Es ist zwar richtig, daß das Österr. Lebensmittelbuch keine Verordnung, sondern ein von der Kodexkommission vorbereitetes und vom Bundesminister für Gesundheit und Umweltschutz herausgegebenes, qualifiziertes Sachverständigengutachten ist (ÖBl 1985, 156; ÖBl 1975, 64) und damit eine Widerlegung der darin enthaltenen Grundsätze zulässig wäre. Der Beklagte hat aber in erster Instanz eine Gegenbescheinigung gar nicht angetreten, sondern nur behauptet, er benütze die beanstandete Bezeichnung nicht. Wenn das Rekursgericht meint, eine Täuschung der Verbraucher sei durch den Zusatz "Alkoholfrei" ausgeschlossen, weshalb kein Verstoß gegen § 2 UWG vorliege, so mag dies zutreffen; das Rekursgericht übersieht jedoch, daß es sich bei den angeführten Bestimmungen des Österr. Lebensmittelbuches auch um die Wiedergabe der in den beteiligten Branchen vertretenen Auffassungen über die Bezeichnung derartiger Getränke handelt und somit eine diesbezüglich bestehende allgemeine Branchenübung bescheinigt ist. Es ist nun zwar richtig, daß nicht jeder Verstoß gegen eine Branchenübung bereits unlauter ist (JBl 1954, 440; Baumbach-Hefermehl, Wettbewerbsrecht 14 RN 563 f zu § 1 UWG). Der Beklagte hat aber gegen die einheitliche Vorgangsweise im Getränkehandel, wonach die Bezeichnung "alkoholfreies Bier" unzulässig ist, wobei dies durch die Aufnahme dieser Bestimmung in das Österr. Lebensmittelbuch in besonderer Weise dokumentiert wurde, verstoßen. Diese Bestimmungen des Österr. Lebensmittelbuches mußte der Beklagte schon auf Grund seiner beruflichen Tätigkeit kennen, und er wurde überdies von der klagenden Partei ausdrücklich darauf hingewisen; dessen ungeachtet hat er weiterhin sein Getränk als "alkoholfreies Schankbier" vertrieben. Damit hat er sich jedoch bewußt über die einheitliche, durch die Aufnahme in das Österr. Lebensmittelbuch besonders hervorgehobene Branchenübung hinweggesetzt, um einen Wettbewerbsvorteil gegenüber den anderen Branchenangehörigen zu erlangen. Es kann nämlich keinem Zweifel unterliegen, daß ein alkoholfreies Hopfen- und Malzgetränk unter der Bezeichnung "alkoholfreies Bier" weit werbewirksamer vertrieben werden kann als unter der Bezeichnung "Hopfen- und Malzgetränk". Es ist daher für das Provisorialverfahren ausreichend bescheinigt, daß das Verhalten des Beklagten gegen die anständigen Gebräuche auf dem Gebiet des Handels verstieß und somit sittenwidrig im Sinne des § 1 UWG war.

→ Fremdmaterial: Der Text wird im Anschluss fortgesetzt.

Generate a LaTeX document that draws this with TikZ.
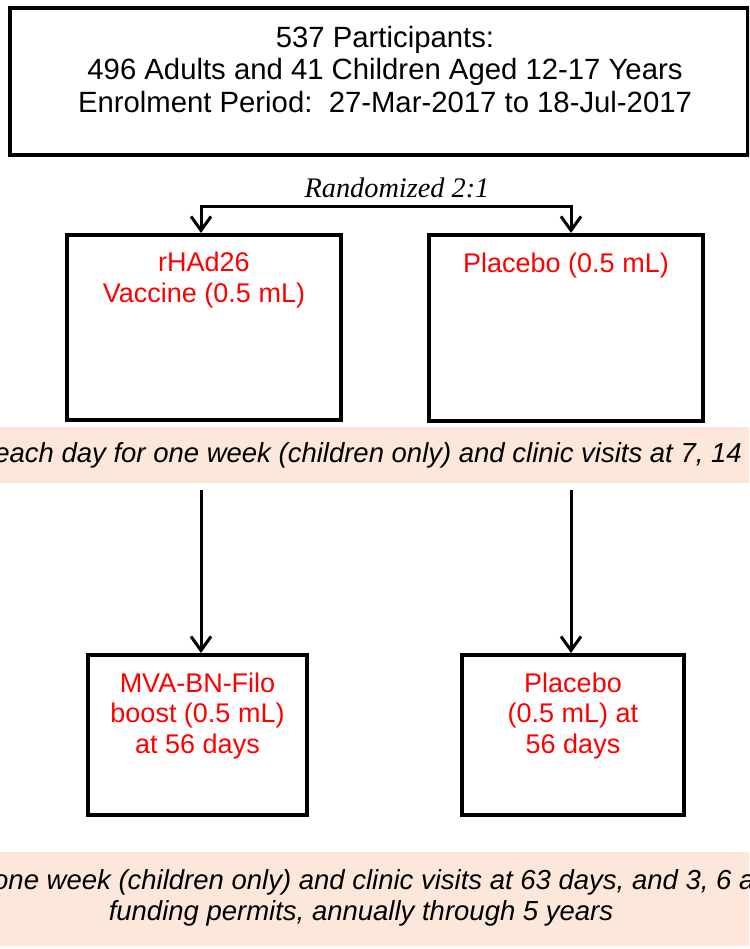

In Stattgebung des Revisionsrekurses der klagenden Partei war daher der Beschluß des Erstgerichtes wiederherzustellen. Der Ausspruch über die Kosten des Beklagten gründet sich auf die §§ 40, 50 ZPO, 78, 402 EO, jener über die Kosten des Revisionsrekurses auf § 393 Abs 1 EO.